On one of these late nights at this specific bar, I was having a drink with the very awesome AJ Johnson, when a young woman approached AJ and started making sexually charged “compliments” . She and her boyfriend were apparently looking for a threesome. She was the one doing all the talking, the boyfriend was sitting in a corner looking too drunk to talk, or too high, or both, or maybe even having some mental disability. He just looked completely out of it. The young woman was noticeably intoxicated too.

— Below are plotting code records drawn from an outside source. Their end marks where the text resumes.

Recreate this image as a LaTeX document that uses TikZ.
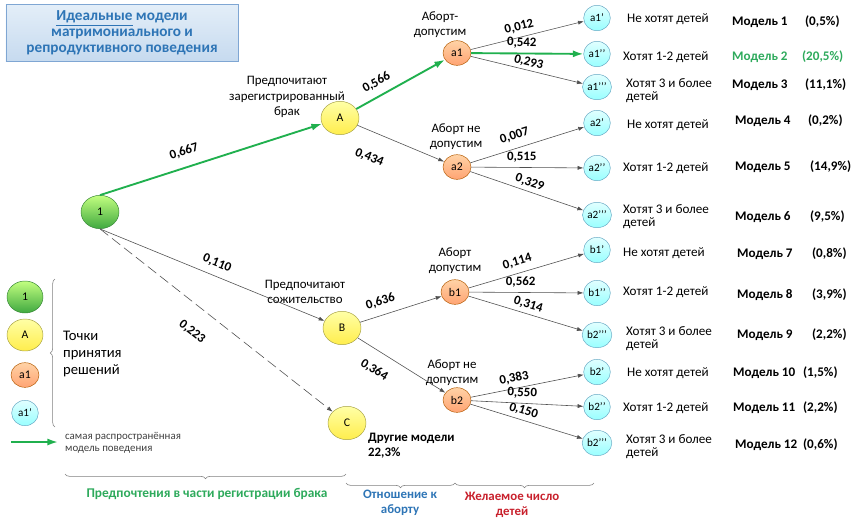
\documentclass[tikz,border=0pt]{standalone}
\usepackage{fontspec}
\setmainfont{Carlito}
\usepackage{xcolor}
\usepackage{tikz}
\usetikzlibrary{positioning,shapes.geometric,arrows.meta,decorations.pathreplacing}

\definecolor{bestgreen}{HTML}{20B04E}
\definecolor{txtgreen}{HTML}{2EAA5C}
\definecolor{txtblue}{HTML}{2E75B6}
\definecolor{txtred}{HTML}{C8202C}
\definecolor{linegray}{HTML}{505050}
\definecolor{titletop}{HTML}{E3EEF8}
\definecolor{titlebot}{HTML}{C6DAEF}
\definecolor{titleline}{HTML}{7FA6D3}

\tikzset{
  root/.style={ellipse,draw=green!40!black!80,top color=green!30!lime!50!white,bottom color=green!55!black!75,
    minimum width=1.14cm,minimum height=1.0cm,font=\fontsize{10}{12}\selectfont},
  pref/.style={ellipse,draw=yellow!60!black,top color=yellow!35,bottom color=yellow!80!orange!70,
    minimum width=1.14cm,minimum height=1.0cm,font=\fontsize{10}{12}\selectfont},
  abort/.style={ellipse,draw=orange!70!black,top color=orange!35,bottom color=orange!70!red!55,
    minimum width=0.84cm,minimum height=0.74cm,inner sep=1pt,font=\fontsize{10}{12}\selectfont},
  leaf/.style={ellipse,draw=cyan!50!gray,top color=cyan!12,bottom color=cyan!40,
    minimum width=0.8cm,minimum height=0.76cm,inner sep=0.5pt,font=\fontsize{9.5}{11}\selectfont},
  wt/.style={sloped,inner sep=1pt,font=\bfseries\fontsize{11}{12}\selectfont},
  desc/.style={anchor=west,align=left,font=\fontsize{11.2}{11}\selectfont},
  model/.style={anchor=west,font=\bfseries\fontsize{11.2}{12}\selectfont},
  note/.style={align=center,font=\fontsize{11}{13}\selectfont},
  arr/.style={draw=linegray,line width=0.5pt,-{Latex[length=5pt,width=3.5pt]}},
  best/.style={draw=bestgreen,line width=1.6pt,-{Latex[length=9pt,width=6pt]}},
  brc/.style={draw=gray,line width=0.5pt,decorate,decoration={brace,amplitude=4pt}}
}

\begin{document}
\begin{tikzpicture}[x=0.03cm,y=-0.03cm]
\useasboundingbox (0,0) rectangle (853,518);
% title
\node[draw=titleline,top color=titletop,bottom color=titlebot,minimum width=6.96cm,minimum height=1.71cm,
  align=center,text=txtblue,font=\bfseries\fontsize{13}{13.5}\selectfont] (title) at (122,33)
  {\underline{Идеальные} модели\\матримониального и\\репродуктивного поведения};

\begin{scope}
    \node[root] (n1) at (100,212) {1};
    \node[pref] (A) at (340,118) {A};
    \node[pref] (B) at (342,328) {B};
    \node[pref] (C) at (347,423) {C};
    \node[abort] (a1) at (457,53) {a1};
    \node[abort] (a2) at (457,167) {a2};
    \node[abort] (b1) at (455,292) {b1};
    \node[abort] (b2) at (457,400) {b2};
    \node[leaf] (a1p) at (597,18) {a1’};
    \node[leaf] (a1pp) at (597,54) {a1’’};
    \node[leaf] (a1ppp) at (597,87) {a1’’’};
    \node[leaf] (a2p) at (597,123) {a2’};
    \node[leaf] (a2pp) at (597,168) {a2’’};
    \node[leaf] (a2ppp) at (597,215) {a2’’’};
    \node[leaf] (b1p) at (597,250) {b1’};
    \node[leaf] (b1pp) at (597,293) {b1’’};
    \node[leaf] (b1ppp) at (597,335) {b2’’’};
    \node[leaf] (b2p) at (597,372) {b2’};
    \node[leaf] (b2pp) at (597,407) {b2’’};
    \node[leaf] (b2ppp) at (597,443) {b2’’’};
\end{scope}

% branch notes
\node[note] (noteA) at (287,97) {Предпочитают\\зарегистрированный\\брак};
\node[note] (noteB) at (305,292) {Предпочитают\\сожительство};
\node[note] (notea1) at (440,25) {Аборт-\\допустим};
\node[note] (notea2) at (456,137) {Аборт не\\допустим};
\node[note] (noteb1) at (455,261) {Аборт\\допустим};
\node[note] (noteb2) at (452,373) {Аборт не\\допустим};
\node[anchor=west,align=left,font=\bfseries\fontsize{11}{13}\selectfont] (other) at (364,446) {Другие модели\\22,3\%};

% edges
\draw[best] (n1.north) -- node[wt,above=7pt,pos=.4] (w1A) {0,667} (A);
\draw[arr] (n1.south) -- node[wt,above=5pt,pos=.5] (w1B) {0,110} (B);
\draw[arr,dash pattern=on 9pt off 4pt] (n1.south) -- node[wt,below=15pt,pos=.46] (w1C) {0,223} (C);
\draw[best] (A) -- node[wt,above=5pt,pos=.3] (wAa1) {0,566} (a1);
\draw[arr] (A) -- node[wt,below=16pt,pos=.25] (wAa2) {0,434} (a2);
\draw[arr] (B) -- node[wt,above=6pt,pos=.3] (wBb1) {0,636} (b1);
\draw[arr] (B) -- node[wt,below=10pt,pos=.3] (wBb2) {0,364} (b2);
\draw[arr] (a1) -- node[wt,above=3pt,pos=.45] (w1) {0,012} (a1p);
\draw[best] (a1) -- node[wt,above=3pt,pos=.45] (w2) {0,542} (a1pp);
\draw[arr] (a1) -- node[wt,above=1pt,pos=.5] (w3) {0,293} (a1ppp);
\draw[arr] (a2) -- node[wt,above=5pt,pos=.42] (w4) {0,007} (a2p);
\draw[arr] (a2) -- node[wt,above=3pt,pos=.45] (w5) {0,515} (a2pp);
\draw[arr] (a2) -- node[wt,above=2pt,pos=.5] (w6) {0,329} (a2ppp);
\draw[arr] (b1) -- node[wt,above=4pt,pos=.45] (w7) {0,114} (b1p);
\draw[arr] (b1) -- node[wt,above=3pt,pos=.45] (w8) {0,562} (b1pp);
\draw[arr] (b1) -- node[wt,above=2pt,pos=.5] (w9) {0,314} (b1ppp);
\draw[arr] (b2) -- node[wt,above=3pt,pos=.4] (w10) {0,383} (b2p);
\draw[arr] (b2) -- node[wt,above=3pt,pos=.45] (w11) {0,550} (b2pp);
\draw[arr] (b2) -- node[wt,above=2pt,pos=.45] (w12) {0,150} (b2ppp);

% outcomes
\node[desc] (d1) at (623,19) {Не хотят детей};
\node[desc] (d2) at (619,57) {Хотят 1-2 детей};
\node[desc] (d3) at (622,91) {Хотят 3 и более\\детей};
\node[desc] (d4) at (623,125) {Не хотят детей};
\node[desc] (d5) at (619,168) {Хотят 1-2 детей};
\node[desc] (d6) at (619,217) {Хотят 3 и более\\детей};
\node[desc] (d7) at (619,253) {Не хотят детей};
\node[desc] (d8) at (619,292) {Хотят 1-2 детей};
\node[desc] (d9) at (622,339) {Хотят 3 и более\\детей};
\node[desc] (d10) at (623,373) {Не хотят детей};
\node[desc] (d11) at (619,408) {Хотят 1-2 детей};
\node[desc] (d12) at (622,447) {Хотят 3 и более\\детей};

\node[model] (m1) at (728,22) {Модель 1};
\node[model,text=txtgreen] (m2) at (728,57) {Модель 2};
\node[model] (m3) at (728,85) {Модель 3};
\node[model] (m4) at (731,121) {Модель 4};
\node[model] (m5) at (731,167) {Модель 5};
\node[model] (m6) at (731,217) {Модель 6};
\node[model] (m7) at (733,254) {Модель 7};
\node[model] (m8) at (733,295) {Модель 8};
\node[model] (m9) at (733,335) {Модель 9};
\node[model] (m10) at (729,373) {Модель 10};
\node[model] (m11) at (729,408) {Модель 11};
\node[model] (m12) at (731,445) {Модель 12};

\node[model] (p1) at (801,22) {(0,5\%)};
\node[model,text=txtgreen] (p2) at (798,57) {(20,5\%)};
\node[model] (p3) at (801,85) {(11,1\%)};
\node[model] (p4) at (804,121) {(0,2\%)};
\node[model] (p5) at (806,167) {(14,9\%)};
\node[model] (p6) at (806,217) {(9,5\%)};
\node[model] (p7) at (808,254) {(0,8\%)};
\node[model] (p8) at (808,295) {(3,9\%)};
\node[model] (p9) at (808,335) {(2,2\%)};
\node[model] (p10) at (799,373) {(1,5\%)};
\node[model] (p11) at (799,408) {(2,2\%)};
\node[model] (p12) at (799,445) {(0,6\%)};

% legend
\node[root,minimum width=1.08cm,minimum height=0.96cm] (l1) at (25,297) {1};
\node[pref,minimum width=1.08cm,minimum height=0.96cm] (lA) at (25,335) {A};
\node[abort] (la1) at (25,375) {a1};
\node[leaf] (la1p) at (25,413) {a1’};
\draw[brc] (55,427) -- (55,279);
\node[anchor=west,align=left,font=\fontsize{12.5}{14.5}\selectfont] (points) at (59,354) {Точки\\принятия\\решений};
\coordinate (lg0) at (11,442);
\coordinate (lg1) at (58,442);
\draw[best] (lg0) -- (lg1);
\node[anchor=west,align=left,text=darkgray,font=\fontsize{9.3}{10}\selectfont] (bestnote) at (61,443) {самая распространённая\\модель поведения};

% bottom
\draw[brc,decoration={brace,mirror,amplitude=4pt}] (65,474) -- (346,474);
\draw[brc,decoration={brace,mirror,amplitude=4pt}] (346,483) -- (455,483);
\draw[brc,decoration={brace,mirror,amplitude=4pt}] (455,483) -- (594,483);
\node[text=txtgreen,font=\bfseries\fontsize{11.4}{12}\selectfont] (g1) at (207,494) {Предпочтения в части регистрации брака};
\node[note,text=txtblue,font=\bfseries\fontsize{11}{12.5}\selectfont] (g2) at (400,503) {Отношение к\\аборту};
\node[note,text=txtred,font=\bfseries\fontsize{11}{12.5}\selectfont] (g3) at (512,505) {Желаемое число\\детей};
\end{tikzpicture}
\end{document}
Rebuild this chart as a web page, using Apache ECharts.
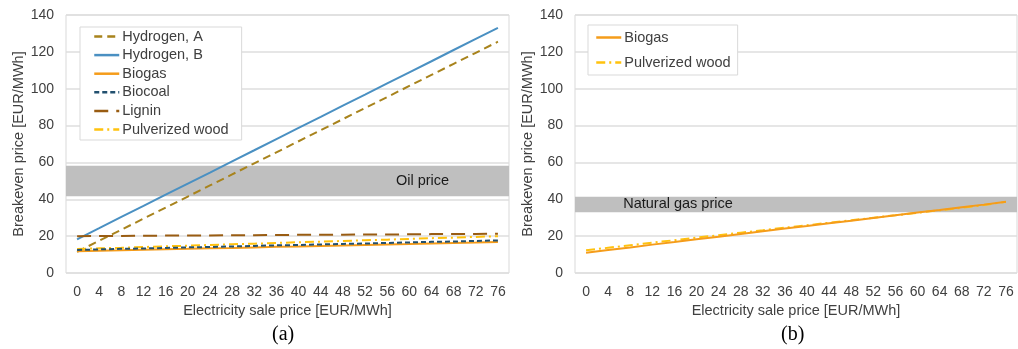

AJ had to literally get up and leave in order to get away from her. Fortunetly for AJ, the young woman didn’t follow her. Unfortunately for me, I became the replacement focus of her attention. She was very sexually explicit in her language, very persistent and not very coherent. I was very uncomfortable. After enduring a few minutes of drunken babbles about how awesome a threesome would be, I got up and left too. (I forgot to say there was only AJ and myself sitting at that table when she approached us).

I mentioned this incident to a few of my friends that night, but it never even crossed my mind to report it to the TAM staff as sexual harassment. Nobody else suggested this either at that time.

And when my friend asked me recently if I would like to report it now, in the light of the newly surfaced controversy, I again said that I don’t feel I should report it.

 

So here are my questions to you: 

  1. Do you consider this was an incident of sexual harassment ? 
  2. Would you have reported it ?

 

You see, the title of this post is in no way ironic. I am very interested to know and understand what are your thoughts here, and I would very much appreciate some detailed answers instead of just answering “yes” or “no”.

Here’s my main 2 reasons for *not* reporting it to the TAM staff:

  1.  I didn’t feel that this had anything to do with TAM in any way.
  2.  I didn’t feel unsafe at any point, just annoyed.

I’m looking forward to reading your comments.